Coopérative Equilibre les Vergers (Meyrin/GE).

/

Une question qui fâche

Sommes-nous tous faits pour être coopérateurs?

1 Juin 2022 | Articles de Une

Les coopératives d’habitation sont en plein essor. Selon le tout premier recensement, Genève compte 128 coopératives d’habitation, soit 12 000 logements, dont 1650 construits ces derniers dix ans (+16%). Alors que le Grand Conseil doit se prononcer d’ici septembre sur l’Initiative, soutenue par le Conseil d’Etat, qui entend doubler l’habitat sans but lucratif dans le canton, l’opposition continue d’élever la voix.

Antonio Hodgers.
Christophe Aumeunier.

La Fondation pour la promotion du logement bon marché et de l’habitat coopératif (FPLC) vient de publier le premier recensement complet portant sur les coopératives d’habitation genevoises. Pas moins de 128 coopératives d’habitation sont ainsi propriétaires de près de 12 000 logements, soit environ 7% du parc locatif cantonal et 5% du parc total de logements. Réalisé en collaboration avec les Offices cantonaux de la statistique et du logement et de la planification foncière, l’inventaire s’inscrit dans le sillage du Plan d’action coopératives lancé en 2016, visant à renforcer le poids de ces dernières dans la politique cantonale du logement.
Alors que 1650 logements coopératifs ont été construits à Genève ces dix dernières années (+16%), l’Initiative populaire «Pour + de logements en coopérative» propose de doubler l’habitat sans but lucratif dans le canton, soit 10% du parc locatif d’ici à 2030, autrement dit 10 000 logements supplémentaires. Une majorité du Grand Conseil donnerait force de loi à ce texte, notamment porté par les partis socialiste et écologiste, qui a été avalisé en janvier par le Conseil d’Etat. Au Canton dès lors de permettre à ces structures d’éclore en leur mettant des terrains à disposition. «Il y aura certes des investissements fonciers, admet Antonio Hodgers, ministre du Territoire. Il s’agit de renforcer l’action de la FPLC par le biais d’acquisition ou de préemption».

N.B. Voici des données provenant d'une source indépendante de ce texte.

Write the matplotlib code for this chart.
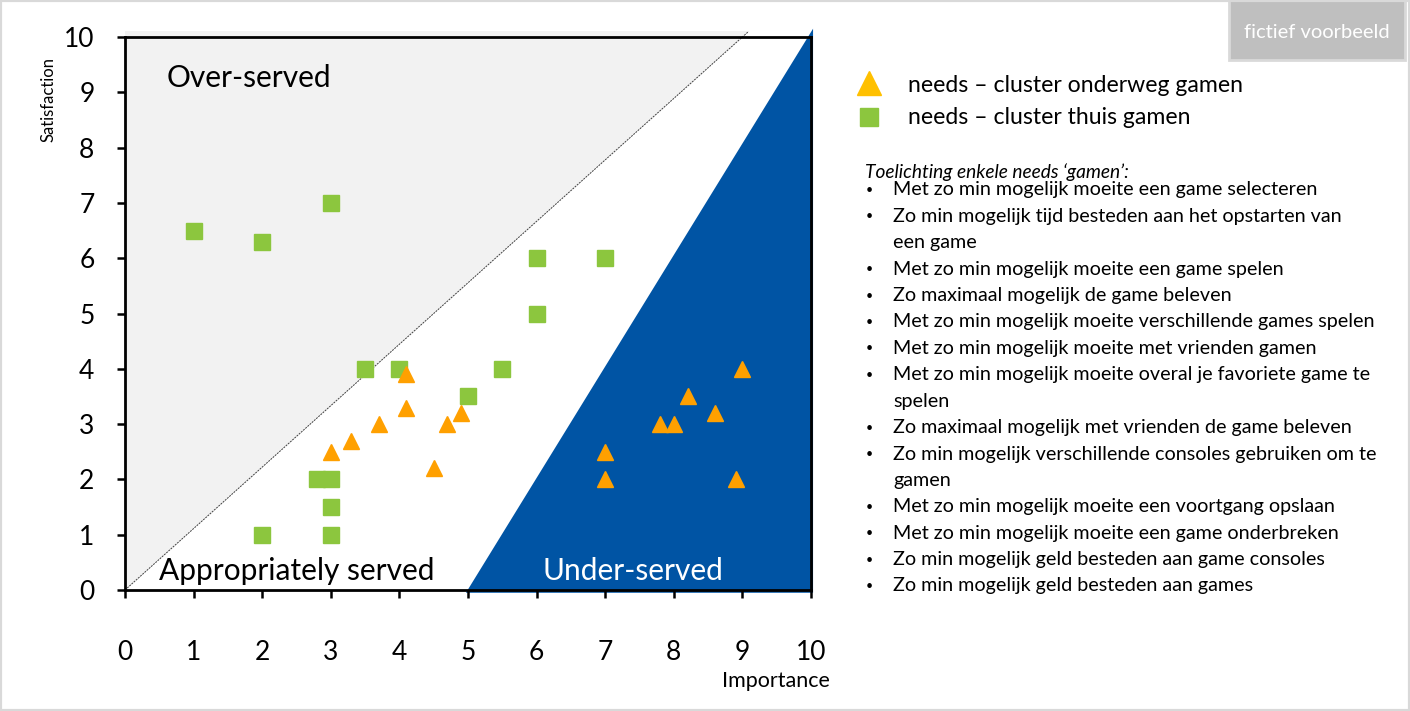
import matplotlib
matplotlib.use("Agg")
import matplotlib.pyplot as plt
from matplotlib.patches import Polygon, Rectangle
from matplotlib.lines import Line2D

plt.rcParams['font.family'] = ['Lato', 'DejaVu Sans']

# cluster "thuis gamen" (green squares)
thuis_x = [1, 2, 3, 6, 7, 6, 3.5, 4, 5.5, 5, 2.8, 3, 3, 2, 3]
thuis_y = [6.5, 6.3, 7, 6, 6, 5, 4, 4, 4, 3.5, 2, 2, 1.5, 1, 1]

# cluster "onderweg gamen" (orange triangles)
onderweg_x = [4.1, 4.1, 3.0, 3.3, 3.7, 4.5, 4.7, 4.9, 7, 7, 7.8, 8.0, 8.2, 8.6, 9.0, 8.9]
onderweg_y = [3.9, 3.3, 2.5, 2.7, 3.0, 2.2, 3.0, 3.2, 2.5, 2, 3.0, 3.0, 3.5, 3.2, 4.0, 2]

ticks = list(range(0, 11))

needs = [
    "Met zo min mogelijk moeite een game selecteren",
    "Zo min mogelijk tijd besteden aan het opstarten van\neen game",
    "Met zo min mogelijk moeite een game spelen",
    "Zo maximaal mogelijk de game beleven",
    "Met zo min mogelijk moeite verschillende games spelen",
    "Met zo min mogelijk moeite met vrienden gamen",
    "Met zo min mogelijk moeite overal je favoriete game te\nspelen",
    "Zo maximaal mogelijk met vrienden de game beleven",
    "Zo min mogelijk verschillende consoles gebruiken om te\ngamen",
    "Met zo min mogelijk moeite een voortgang opslaan",
    "Met zo min mogelijk moeite een game onderbreken",
    "Zo min mogelijk geld besteden aan game consoles",
    "Zo min mogelijk geld besteden aan games",
]

W, H = 1410, 711
fig = plt.figure(figsize=(W / 100, H / 100), dpi=100)
fig.patch.set_facecolor('white')


def fx(px):
    return px / W


def fy(py):
    return 1 - py / H


ax = fig.add_axes([fx(125), fy(590), fx(811) - fx(125), fy(37) - fy(590)])
ax.set_xlim(0, 10)
ax.set_ylim(0, 10)

# zones
ax.add_patch(Polygon([(0, 0), (0, 10.1), (9.09, 10.1)], closed=True,
                     facecolor='#F2F2F2', edgecolor='none', clip_on=False, zorder=0))
ax.plot([0, 9.09], [0, 10.1], color='#404040', lw=0.7, ls=(0, (2, 1)), clip_on=False, zorder=1)
ax.add_patch(Polygon([(4.97, -0.05), (10.03, 10.15), (10.03, -0.05)], closed=True,
                     facecolor='#0054A4', edgecolor='none', clip_on=False, zorder=1))

ax.text(0.6, 9.25, "Over-served", fontsize=21.5, color='black', va='center', ha='left')
ax.text(0.5, 0.35, "Appropriately served", fontsize=21.5, color='black', va='center', ha='left')
ax.text(7.4, 0.35, "Under-served", fontsize=21.5, color='white', va='center', ha='center')

ax.plot(thuis_x, thuis_y, ls='none', marker='s', ms=11.5, color='#8CC63E', zorder=3)
ax.plot(onderweg_x, onderweg_y, ls='none', marker='^', ms=12, color='#FFA000', zorder=4)

for s in ax.spines.values():
    s.set_linewidth(2)
    s.set_color('black')
    s.set_zorder(5)
ax.set_xticks(ticks)
ax.set_yticks(ticks)
ax.tick_params(axis='x', length=6, width=1.8, pad=30, labelsize=19)
ax.tick_params(axis='y', length=6, width=1.8, pad=16, labelsize=19)
ax.set_facecolor('white')

fig.text(fx(48), fy(100), "Satisfaction", rotation=90, fontsize=12, ha='center', va='center')
fig.text(fx(830), fy(681), "Importance", fontsize=15.5, ha='right', va='center')

# legend
fig.add_artist(Line2D([fx(869)], [fy(83)], marker='^', ms=17, color='#FFC000', ls='none'))
fig.add_artist(Line2D([fx(869)], [fy(117)], marker='s', ms=13, color='#8CC63E', ls='none'))
fig.text(fx(908), fy(85), "needs – cluster onderweg gamen", fontsize=16.6, va='center')
fig.text(fx(908), fy(118), "needs – cluster thuis gamen", fontsize=16.6, va='center')

fig.text(fx(865), fy(172), "Toelichting enkele needs ‘gamen’:", fontsize=13.8, style='italic', va='center')
line_h = 26.4
row = 0
for n in needs:
    parts = n.split("\n")
    y = 190 + row * line_h
    fig.text(fx(866), fy(y), "•", fontsize=9, va='center')
    for i, p in enumerate(parts):
        fig.text(fx(893), fy(y + i * line_h), p, fontsize=14.2, va='center')
    row += len(parts)

# badge and frame
fig.add_artist(Rectangle((fx(1229), fy(60)), fx(1405) - fx(1229), fy(0) - fy(60),
                         transform=fig.transFigure, facecolor='#BFBFBF',
                         edgecolor='#D9D9D9', lw=2))
fig.text(fx(1317), fy(32), "fictief voorbeeld", color='white', fontsize=14.5, ha='center', va='center')
fig.add_artist(Rectangle((0, 0), 1, 1, transform=fig.transFigure, facecolor='none',
                         edgecolor='#D9D9D9', lw=3))

fig.savefig("out.png", dpi=100)
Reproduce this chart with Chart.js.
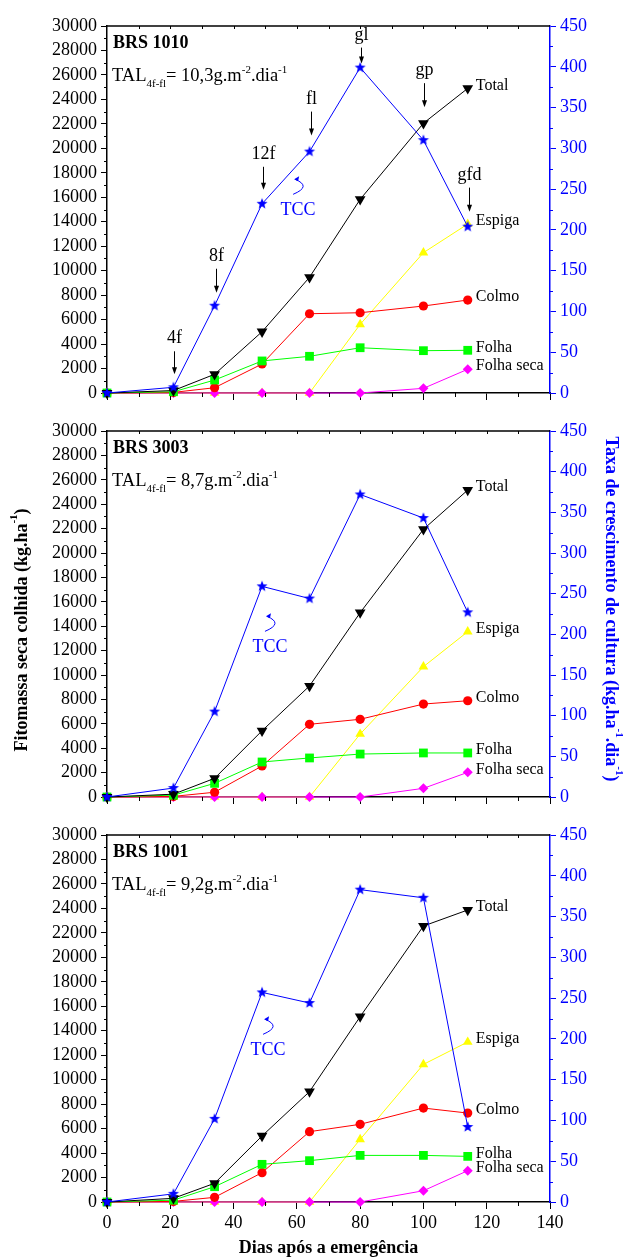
<!DOCTYPE html>
<html lang="pt">
<head>
  <meta charset="UTF-8" />
  <title>Fitomassa seca e TCC - BRS 1010, 3003, 1001</title>
  <script src="https://cdn.jsdelivr.net/npm/chart.js@4.4.1/dist/chart.umd.min.js"></script>
  <style>
    body { margin: 0; background: #fff; }
    #wrap { position: relative; width: 629px; height: 1260px; }
    canvas { position: absolute; left: 0; }
  </style>
</head>
<body>
  <div id="wrap">
    <canvas id="c1" width="629" height="410" style="top:0px"></canvas>
    <canvas id="c2" width="629" height="410" style="top:410px"></canvas>
    <canvas id="c3" width="629" height="440" style="top:820px"></canvas>
  </div>

  <script>
    // ---- dados ----
    const dias = [0, 21, 34, 49, 64, 80, 100, 114];
    const cultivares = ['BRS 1010', 'BRS 3003', 'BRS 1001'];
    const talValores = ['10,3', '8,7', '9,2'];

    // uma linha por cultivar, na ordem de cultivares
    const total = [
      [0, 200, 1530, 5010, 9460, 15830, 22050, 24900],
      [0, 230, 1530, 5430, 9100, 15110, 21940, 25160],
      [0, 300, 1530, 5400, 9020, 15150, 22560, 23870]
    ];
    const colmo = [
      [0, 50, 430, 2370, 6480, 6560, 7110, 7600],
      [0, 50, 390, 2540, 5960, 6370, 7620, 7890],
      [0, 50, 380, 2400, 5750, 6350, 7680, 7270]
    ];
    const folha = [
      [0, 100, 1060, 2620, 3000, 3700, 3460, 3490],
      [0, 150, 1120, 2870, 3200, 3520, 3610, 3610],
      [0, 150, 1250, 3080, 3380, 3810, 3810, 3730]
    ];
    const espiga = [
      [0, 0, 0, 0, 0, 5610, 11470, 13810],
      [0, 0, 0, 0, 0, 5160, 10680, 13550],
      [0, 0, 0, 0, 0, 5120, 11250, 13080]
    ];
    const folhaSeca = [
      [0, 0, 0, 0, 0, 0, 380, 1940],
      [0, 0, 0, 0, 0, 0, 710, 2020],
      [0, 0, 0, 0, 0, 0, 920, 2560]
    ];
    // taxa de crescimento de cultura (eixo da direita)
    const tcc = [
      [0, 7, 107, 232, 296, 399, 310, 204],
      [0, 11, 105, 259, 244, 372, 343, 227],
      [0, 10, 102, 257, 244, 383, 373, 92]
    ];
    // estadios marcados no primeiro painel (dias[1..7])
    const estadios = ['4f', '8f', '12f', 'fl', 'gl', 'gp', 'gfd'];

    const ticksFitomassa = [0, 2000, 4000, 6000, 8000, 10000, 12000, 14000, 16000, 18000, 20000, 22000, 24000, 26000, 28000, 30000];
    const ticksTaxa = [0, 50, 100, 150, 200, 250, 300, 350, 400, 450];
    const ticksDias = [0, 20, 40, 60, 80, 100, 120, 140];

    // ---- estilo ----
    const SERIF = "'Liberation Serif', 'Times New Roman', serif";
    const AZUL = '#0000ff';

    function estrela(r, cor) {
      const c = document.createElement('canvas');
      const s = Math.ceil(r * 2) + 2;
      c.width = c.height = s;
      const g = c.getContext('2d');
      g.fillStyle = cor;
      g.beginPath();
      for (let k = 0; k < 10; k++) {
        const rr = k % 2 ? r * 0.42 : r;
        const a = -Math.PI / 2 + k * Math.PI / 5;
        g.lineTo(s / 2 + rr * Math.cos(a), s / 2 + rr * Math.sin(a));
      }
      g.closePath();
      g.fill();
      return c;
    }
    const marcaEstrela = estrela(5.8, AZUL);

    const series = [
      { nome: 'TCC', dados: tcc, cor: AZUL, ponto: marcaEstrela, r: 6, eixo: 'y2' },
      { nome: 'Total', dados: total, cor: '#000000', ponto: 'triangle', rot: 180, r: 6.2 },
      { nome: 'Folha', dados: folha, cor: '#00ff00', ponto: 'rect', r: 6.2 },
      { nome: 'Colmo', dados: colmo, cor: '#ff0000', ponto: 'circle', r: 4.6 },
      { nome: 'Folha seca', dados: folhaSeca, cor: '#ff00ff', ponto: 'rectRot', r: 5 },
      { nome: 'Espiga', dados: espiga, cor: '#ffff00', ponto: 'triangle', r: 5.6 }
    ];

    // texto com sub/sobrescrito
    function fontePara(size, bold) { return (bold ? 'bold ' : '') + size + 'px ' + SERIF; }
    function larguraRica(ctx, parts, size, bold) {
      let w = 0;
      for (const [t, k] of parts) {
        ctx.font = fontePara(k ? Math.round(size * 0.6) : size, bold);
        w += ctx.measureText(t).width;
      }
      return w;
    }
    function desenhaRico(ctx, parts, x, y, size, bold) {
      for (const [t, k] of parts) {
        ctx.font = fontePara(k ? Math.round(size * 0.6) : size, bold);
        const dy = k === 'sub' ? size * 0.3 : k === 'sup' ? -size * 0.42 : 0;
        ctx.fillText(t, x, y + dy);
        x += ctx.measureText(t).width;
      }
      return x;
    }

    // ajustes de anotacao (px)
    const setaGap = [13, 13, 14, 16, 4, 33, 15];
    const setaLen = [23, 24, 23, 24, 16, 24, 24];
    const posTCC = [[60.4, 224], [51.5, 184], [50.9, 186]]; // em unidades de dados

    const anotacoes = {
      id: 'anotacoes',
      afterDraw(chart, args, opts) {
        const i = opts.painel;
        const ctx = chart.ctx;
        const a = chart.chartArea;
        const sx = chart.scales.x, sy = chart.scales.y, s2 = chart.scales.y2;
        ctx.save();

        // ticks menores e moldura superior
        ctx.lineWidth = 1;
        ctx.strokeStyle = '#000';
        ctx.beginPath();
        for (let v = 1000; v < 30000; v += 2000) {
          const p = Math.round(sy.getPixelForValue(v)) + 0.5;
          ctx.moveTo(a.left, p); ctx.lineTo(a.left - 3, p);
        }
        for (let v = 10; v < 140; v += 20) {
          const p = Math.round(sx.getPixelForValue(v)) + 0.5;
          ctx.moveTo(p, a.bottom); ctx.lineTo(p, a.bottom + 4);
        }
        for (let v = 10; v < 140; v += 10) {
          const p = Math.round(sx.getPixelForValue(v)) + 0.5;
          ctx.moveTo(p, a.top); ctx.lineTo(p, a.top + 3);
        }
        ctx.stroke();
        ctx.lineWidth = 1.5;
        ctx.beginPath();
        ctx.moveTo(a.left, a.top); ctx.lineTo(a.right, a.top);
        ctx.stroke();
        ctx.strokeStyle = AZUL;
        ctx.lineWidth = 1;
        ctx.beginPath();
        for (let v = 25; v < 450; v += 50) {
          const p = Math.round(s2.getPixelForValue(v)) + 0.5;
          ctx.moveTo(a.right, p); ctx.lineTo(a.right + 3, p);
        }
        ctx.stroke();

        // nome da cultivar e TAL
        ctx.fillStyle = '#000';
        ctx.textBaseline = 'alphabetic';
        ctx.textAlign = 'left';
        ctx.font = fontePara(18, true);
        ctx.fillText(cultivares[i], a.left + 6, a.top + 22);
        desenhaRico(ctx, [['TAL'], ['4f-fl', 'sub'], ['= ' + talValores[i] + 'g.m'], ['-2', 'sup'], ['.dia'], ['-1', 'sup']],
          a.left + 5, a.top + 55, 18.5, false);

        // rotulos das series no ultimo ponto
        ctx.textBaseline = 'middle';
        ctx.font = fontePara(16, false);
        series.forEach((s, d) => {
          if (s.nome === 'TCC') return;
          const pts = chart.getDatasetMeta(d).data;
          const pt = pts[pts.length - 1];
          ctx.fillText(s.nome, pt.x + 8, pt.y - 3);
        });

        // rotulo TCC com seta curva
        const cx = sx.getPixelForValue(posTCC[i][0]);
        const cy = s2.getPixelForValue(posTCC[i][1]);
        ctx.fillStyle = AZUL;
        ctx.strokeStyle = AZUL;
        ctx.textAlign = 'center';
        ctx.font = fontePara(18, false);
        ctx.fillText('TCC', cx, cy);
        ctx.lineWidth = 1;
        ctx.beginPath();
        ctx.moveTo(cx - 5, cy - 16);
        ctx.quadraticCurveTo(cx + 14, cy - 24, cx - 3, cy - 31);
        ctx.stroke();
        ctx.beginPath();
        ctx.moveTo(cx - 4, cy - 31);
        ctx.lineTo(cx + 1, cy - 34);
        ctx.lineTo(cx, cy - 29);
        ctx.closePath();
        ctx.fill();

        // estadios fenologicos (so no primeiro painel)
        if (i === 0) {
          const meta = chart.getDatasetMeta(0).data;
          ctx.fillStyle = '#000';
          ctx.strokeStyle = '#000';
          ctx.textBaseline = 'alphabetic';
          ctx.font = fontePara(18, false);
          estadios.forEach((e, k) => {
            const pt = meta[k + 1];
            const x = Math.round(pt.x + 1) + 0.5;
            const tip = pt.y - setaGap[k];
            const topo = tip - setaLen[k];
            ctx.beginPath();
            ctx.moveTo(x, topo); ctx.lineTo(x, tip - 5);
            ctx.stroke();
            ctx.beginPath();
            ctx.moveTo(x - 2.5, tip - 7); ctx.lineTo(x + 2.5, tip - 7); ctx.lineTo(x, tip);
            ctx.closePath();
            ctx.fill();
            ctx.fillText(e, x, topo - 8);
          });
        }

        // titulos dos eixos
        if (opts.titulosY) {
          ctx.textAlign = 'left';
          ctx.textBaseline = 'middle';
          const esq = [['Fitomassa seca colhida (kg.ha'], ['-1', 'sup'], [')']];
          ctx.fillStyle = '#000';
          let w = larguraRica(ctx, esq, 18, true);
          ctx.save();
          ctx.translate(22, 220);
          ctx.rotate(-Math.PI / 2);
          desenhaRico(ctx, esq, -w / 2, 0, 18, true);
          ctx.restore();
          const dir = [['Taxa de crescimento de cultura (kg.ha'], ['-1', 'sup'], ['.dia'], ['-1', 'sup'], [')']];
          ctx.fillStyle = AZUL;
          w = larguraRica(ctx, dir, 18, true);
          ctx.save();
          ctx.translate(611, 199);
          ctx.rotate(Math.PI / 2);
          desenhaRico(ctx, dir, -w / 2, 0, 18, true);
          ctx.restore();
        }
        if (opts.tituloX) {
          ctx.fillStyle = '#000';
          ctx.textAlign = 'center';
          ctx.textBaseline = 'middle';
          ctx.font = fontePara(18, true);
          ctx.fillText('Dias após a emergência', (a.left + a.right) / 2, 428);
        }
        ctx.restore();
      }
    };

    function fixaTicks(lista) {
      return s => { s.ticks = lista.map(v => ({ value: v })); };
    }
    const semSeparador = v => String(v);

    function criaPainel(i, id, topo, base, mostraX) {
      const canvas = document.getElementById(id);
      const h = canvas.height;
      return new Chart(canvas, {
        type: 'line',
        data: {
          datasets: series.map(s => ({
            label: s.nome,
            data: dias.map((d, k) => ({ x: d, y: s.dados[i][k] })),
            yAxisID: s.eixo || 'y',
            borderColor: s.cor,
            backgroundColor: s.cor,
            borderWidth: 1,
            pointStyle: s.ponto,
            pointRotation: s.rot || 0,
            pointRadius: s.r,
            pointBorderWidth: 0,
            pointBackgroundColor: s.cor,
            tension: 0,
            clip: false
          }))
        },
        options: {
          responsive: false,
          animation: false,
          events: [],
          layout: { padding: { top: topo, left: 0, right: 0, bottom: 0 } },
          plugins: {
            legend: { display: false },
            tooltip: { enabled: false },
            anotacoes: { painel: i, titulosY: i === 1, tituloX: mostraX }
          },
          scales: {
            x: {
              type: 'linear', min: 0, max: 140,
              afterBuildTicks: fixaTicks(ticksDias),
              afterFit: s => { s.height = h - base; },
              ticks: { display: mostraX, autoSkip: false, callback: semSeparador, color: '#000', font: { family: SERIF, size: 18 }, padding: 3, maxRotation: 0 },
              grid: { display: true, drawOnChartArea: false, drawTicks: true, tickLength: 7, color: '#000', lineWidth: 1 },
              border: { display: true, color: '#000', width: 1.5 }
            },
            y: {
              position: 'left', min: 0, max: 30000,
              afterBuildTicks: fixaTicks(ticksFitomassa),
              afterFit: s => { s.width = 107; },
              ticks: { autoSkip: false, callback: semSeparador, color: '#000', font: { family: SERIF, size: 18 }, padding: 4 },
              grid: { display: true, drawOnChartArea: false, drawTicks: true, tickLength: 6, color: '#000', lineWidth: 1 },
              border: { display: true, color: '#000', width: 1.5 }
            },
            y2: {
              position: 'right', min: 0, max: 450,
              afterBuildTicks: fixaTicks(ticksTaxa),
              afterFit: s => { s.width = 79; },
              ticks: { autoSkip: false, callback: semSeparador, color: AZUL, font: { family: SERIF, size: 18 }, padding: 4 },
              grid: { display: true, drawOnChartArea: false, drawTicks: true, tickLength: 6, color: AZUL, lineWidth: 1 },
              border: { display: true, color: AZUL, width: 1.5 }
            }
          }
        },
        plugins: [anotacoes]
      });
    }

    criaPainel(0, 'c1', 26, 393, false);
    criaPainel(1, 'c2', 21, 387, false);
    criaPainel(2, 'c3', 15, 382, true);
  </script>
</body>
</html>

L’Etat doit-il devenir un acteur immobilier?

Pour certains, la coopérative, forme d’habitat intermédiaire entre la location et la copropriété par le biais d’achat de parts sociales, est une réponse aux loyers libres qui s’envolent à Genève. D’autres s’opposent à l’Initiative, qui ferait de facto de l’Etat un acteur immobilier. «Le texte de l’Initiative ne contient, en réalité, qu’une seule chose: le recours massif à l’étatisation du sol par le biais de préemptions ou d’expropriations des communes et de l’Etat», relève Christophe Aumeunier, secrétaire général de la Chambre genevoise immobilière (CGI), qui doute que la population accepte de cautionner des méthodes aussi violentes et coûteuses pour le gouvernement. «L’Initiative lancée par la Groupement des coopératives n’est que le copier/coller au niveau cantonal de celle de l’Asloca qui a échoué devant le peuple en 2020», rappelle-t-il.
L’accord de 2020 sur la répartition des types de logements en trois tiers, appliquée dans les nouveaux quartiers, n’est pas remis en question par l’Initiative. «Les coopératives devront s’intégrer dans l’une des catégories existantes, confirme Antonio Hodgers, répondant ainsi aux craintes de la droite. L’Initiative, dit-il, ne limite pas les possibilités de construire librement, mais vient compléter ce dispositif afin de mieux répondre à l’ensemble des besoins de la population». Christophe Aumeunier remarque pour sa part que le Canton a déjà largement favorisé les coopératives, «un modèle qui ne peut séduire tout le monde puisque, selon la diversité des statuts, l’attribution du logement n’est pas assurée aux descendants des coopérateurs». A l’inverse, «la propriété par étage (PPE), qui continue de générer une demande extrêmement forte, garantit une sécurité du logement et la constitution d’un patrimoine transmissible». Il prône dès lors une modification de la clef de répartition en vigueur, au profit d’une plus large proportion de PPE. «Toute qualité a un prix. L’on ne peut construire un quartier qualitatif avec 60% de logements sociaux, tel que cela est notamment prévu au PAV. C’est hérétique au niveau de la cohésion sociale et financièrement insupportable pour réaliser des aménagements et des espaces publics».
Les prochains chantiers d’envergure prévoyant une présence importante de coopératives seront réalisés dans les futurs quartiers des Grand-Esserts à Veyrier, de Chapelle-Gui à Lancy et aux Communaux d’Ambilly à Thônex.
Le peuple ne sera appelé aux urnes que si les députés refusent l’Initiative ou lui opposent un contre-projet.

 

Viviane Scaramiglia

Coopérative du Tunnel, à Carouge.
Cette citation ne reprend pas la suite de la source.